#### Directive:
Exactly retype the lines from the top of the data through the line containing "d3.format(',')(d).replace(',', ' '));", leaving out every picture.
* START *
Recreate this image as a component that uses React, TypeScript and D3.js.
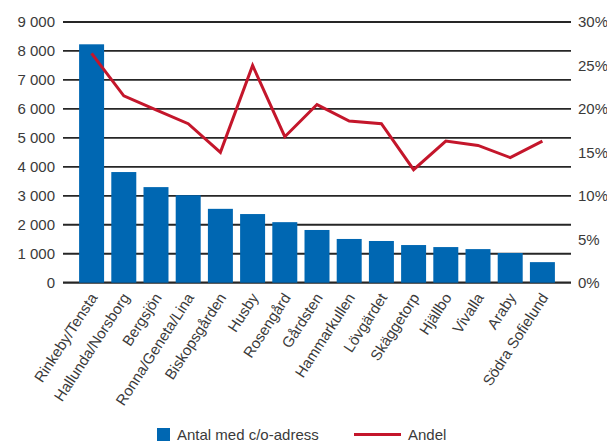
import { useEffect, useRef } from 'react';
import * as d3 from 'd3';

const AREAS = [
  'Rinkeby/Tensta', 'Hallunda/Norsborg', 'Bergsjön', 'Ronna/Geneta/Lina', 'Biskopsgården',
  'Husby', 'Rosengård', 'Gårdsten', 'Hammarkullen', 'Lövgärdet',
  'Skäggetorp', 'Hjällbo', 'Vivalla', 'Araby', 'Södra Sofielund',
];
const COUNT = [8230, 3820, 3300, 3020, 2550, 2370, 2090, 1820, 1510, 1440, 1300, 1230, 1160, 1025, 710];
const SHARE = [26.4, 21.5, 19.9, 18.3, 15.0, 25.0, 16.8, 20.5, 18.6, 18.3, 13.0, 16.3, 15.8, 14.4, 16.3];
const LEFT_TICKS = [0, 1000, 2000, 3000, 4000, 5000, 6000, 7000, 8000, 9000];
const RIGHT_TICKS = [0, 5, 10, 15, 20, 25, 30];

const BLUE = '#0067b2';
const RED = '#c4162b';
const TEXT = '#3a3a3a';
const FONT = '"Liberation Sans", Arial, sans-serif';
const FS = 15;

export default function App() {
  const svgRef = useRef<SVGSVGElement>(null);

  useEffect(() => {
    if (!svgRef.current) return;
    const svg = d3.select(svgRef.current);
    svg.selectAll('*').remove();

    const left = 63, right = 571, top = 22, bottom = 282.7;

    const x = d3.scaleBand<string>().domain(AREAS).range([left, right])
      .paddingInner(0.224).paddingOuter(0.5);
    const y = d3.scaleLinear().domain([0, 9000]).range([bottom, top]);
    const y2 = d3.scaleLinear().domain([0, 30]).range([bottom, top]);

    // grid
    svg.append('g').selectAll('line').data(LEFT_TICKS).join('line')
      .attr('x1', left).attr('x2', right)
      .attr('y1', d => y(d)).attr('y2', d => y(d))
      .attr('stroke', '#262626').attr('stroke-width', d => d === 0 ? 2.2 : 1.8);

    svg.append('g').selectAll('text').data(LEFT_TICKS).join('text')
      .attr('x', 55).attr('y', d => y(d)).attr('dy', '0.35em')
      .attr('text-anchor', 'end').attr('fill', TEXT)
      .attr('font-size', FS).attr('font-family', FONT)
      .text(d => d === 0 ? '0' : d3.format(',')(d).replace(',', ' '));

    svg.append('g').selectAll('text').data(RIGHT_TICKS).join('text')
      .attr('x', 578).attr('y', d => y2(d)).attr('dy', '0.35em')
      .attr('fill', TEXT).attr('font-size', FS).attr('font-family', FONT)
      .text(d => `${d}%`);

    // bars
    svg.append('g').selectAll('rect').data(AREAS).join('rect')
      .attr('x', d => x(d)!).attr('width', x.bandwidth())
      .attr('y', (_, i) => y(COUNT[i]))
      .attr('height', (_, i) => bottom - y(COUNT[i]))
      .attr('fill', BLUE);

    // line
    const line = d3.line<number>()
      .x((_, i) => x(AREAS[i])! + x.bandwidth() / 2)
      .y(d => y2(d));
    svg.append('path').datum(SHARE)
      .attr('d', line).attr('fill', 'none')
      .attr('stroke', RED).attr('stroke-width', 3).attr('stroke-linejoin', 'miter');

    // category labels
    svg.append('g').selectAll('text').data(AREAS).join('text')
      .attr('transform', d => `translate(${x(d)! + x.bandwidth() / 2 + 2},${bottom + 12}) rotate(-57)`)
      .attr('text-anchor', 'end').attr('dy', '0.35em')
      .attr('fill', TEXT).attr('font-size', FS).attr('font-family', FONT)
      .text(d => d);

    // legend
    const lg = svg.append('g').attr('font-family', FONT).attr('font-size', FS).attr('fill', TEXT);
    lg.append('rect').attr('x', 157).attr('y', 428).attr('width', 13).attr('height', 13).attr('fill', BLUE);
    lg.append('text').attr('x', 177).attr('y', 440).text('Antal med c/o-adress');
    lg.append('line').attr('x1', 354).attr('x2', 401).attr('y1', 434.5).attr('y2', 434.5)
      .attr('stroke', RED).attr('stroke-width', 3);
    lg.append('text').attr('x', 408).attr('y', 440).text('Andel');
  }, []);

  return (
    <svg ref={svgRef} width={607} height={443}
      style={{ position: 'absolute', left: 0, top: 0, display: 'block', background: '#fff' }} />
  );
}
* END *
#### Result:
Recreate this image as a component that uses React, TypeScript and D3.js.
import { useEffect, useRef } from 'react';
import * as d3 from 'd3';

const AREAS = [
  'Rinkeby/Tensta', 'Hallunda/Norsborg', 'Bergsjön', 'Ronna/Geneta/Lina', 'Biskopsgården',
  'Husby', 'Rosengård', 'Gårdsten', 'Hammarkullen', 'Lövgärdet',
  'Skäggetorp', 'Hjällbo', 'Vivalla', 'Araby', 'Södra Sofielund',
];
const COUNT = [8230, 3820, 3300, 3020, 2550, 2370, 2090, 1820, 1510, 1440, 1300, 1230, 1160, 1025, 710];
const SHARE = [26.4, 21.5, 19.9, 18.3, 15.0, 25.0, 16.8, 20.5, 18.6, 18.3, 13.0, 16.3, 15.8, 14.4, 16.3];
const LEFT_TICKS = [0, 1000, 2000, 3000, 4000, 5000, 6000, 7000, 8000, 9000];
const RIGHT_TICKS = [0, 5, 10, 15, 20, 25, 30];

const BLUE = '#0067b2';
const RED = '#c4162b';
const TEXT = '#3a3a3a';
const FONT = '"Liberation Sans", Arial, sans-serif';
const FS = 15;

export default function App() {
  const svgRef = useRef<SVGSVGElement>(null);

  useEffect(() => {
    if (!svgRef.current) return;
    const svg = d3.select(svgRef.current);
    svg.selectAll('*').remove();

    const left = 63, right = 571, top = 22, bottom = 282.7;

    const x = d3.scaleBand<string>().domain(AREAS).range([left, right])
      .paddingInner(0.224).paddingOuter(0.5);
    const y = d3.scaleLinear().domain([0, 9000]).range([bottom, top]);
    const y2 = d3.scaleLinear().domain([0, 30]).range([bottom, top]);

    // grid
    svg.append('g').selectAll('line').data(LEFT_TICKS).join('line')
      .attr('x1', left).attr('x2', right)
      .attr('y1', d => y(d)).attr('y2', d => y(d))
      .attr('stroke', '#262626').attr('stroke-width', d => d === 0 ? 2.2 : 1.8);

    svg.append('g').selectAll('text').data(LEFT_TICKS).join('text')
      .attr('x', 55).attr('y', d => y(d)).attr('dy', '0.35em')
      .attr('text-anchor', 'end').attr('fill', TEXT)
      .attr('font-size', FS).attr('font-family', FONT)
      .text(d => d === 0 ? '0' : d3.format(',')(d).replace(',', ' '));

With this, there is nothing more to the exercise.